A team of researchers has introduced a novel neural framework that fundamentally shifts how AI models handle uncertainty in forecasting dynamical systems. The Distribution-to-Distribution (D2D) framework, developed by Tianlin Yang, Hailiang Du, and Louis Aslett, treats predictive probability distributions as primary dynamical objects to be evolved directly. This contrasts with standard physics-based or neural-network approaches, which are trajectory-oriented and access predictive distributions indirectly through ensembles or sampling. The D2D architecture uses kernel mean embeddings to encode input distributions and mixture density networks to parameterize output distributions, enabling recursive uncertainty propagation within a single, end-to-end trainable model.
The framework was demonstrated on the classic Lorenz63 system, a benchmark for chaotic dynamics.
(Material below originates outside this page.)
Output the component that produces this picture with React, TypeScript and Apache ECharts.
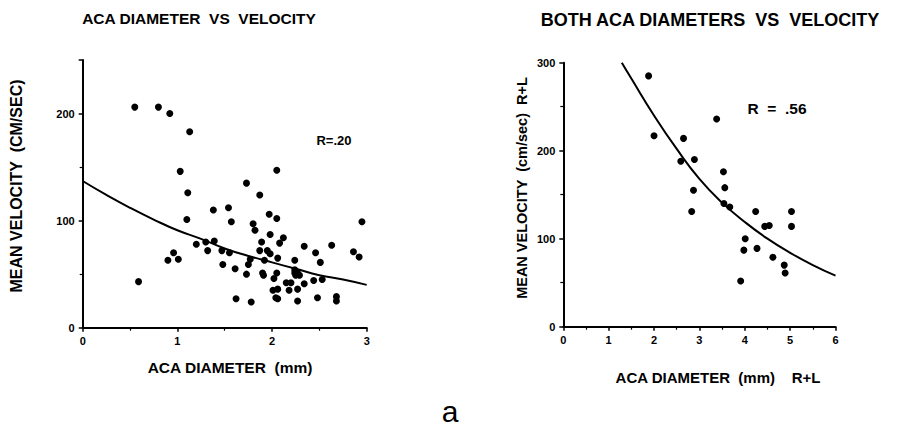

Results showed the D2D model could capture complex distributional evolution under nonlinear dynamics and produce skillful probabilistic forecasts. Crucially, it achieved this without the computational expense of running explicit ensemble simulations. The model remained competitive with, and in some cases outperformed, a simplified perfect model benchmark. This success suggests a move away from indirect, ensemble-based uncertainty propagation toward a paradigm where distributions are learned and evolved as first-class entities, potentially leading to more efficient and accurate forecasts for complex systems like weather, finance, and epidemiology.
- The D2D framework evolves entire probability distributions directly, unlike traditional methods that sample individual trajectories.
- It uses kernel mean embeddings and mixture density networks for end-to-end distributional learning and propagation.
- Tested on the chaotic Lorenz63 system, it matched or beat a perfect model benchmark without costly ensemble runs.
Why It Matters
Enables more efficient and accurate uncertainty quantification for critical forecasts in weather, finance, and complex systems.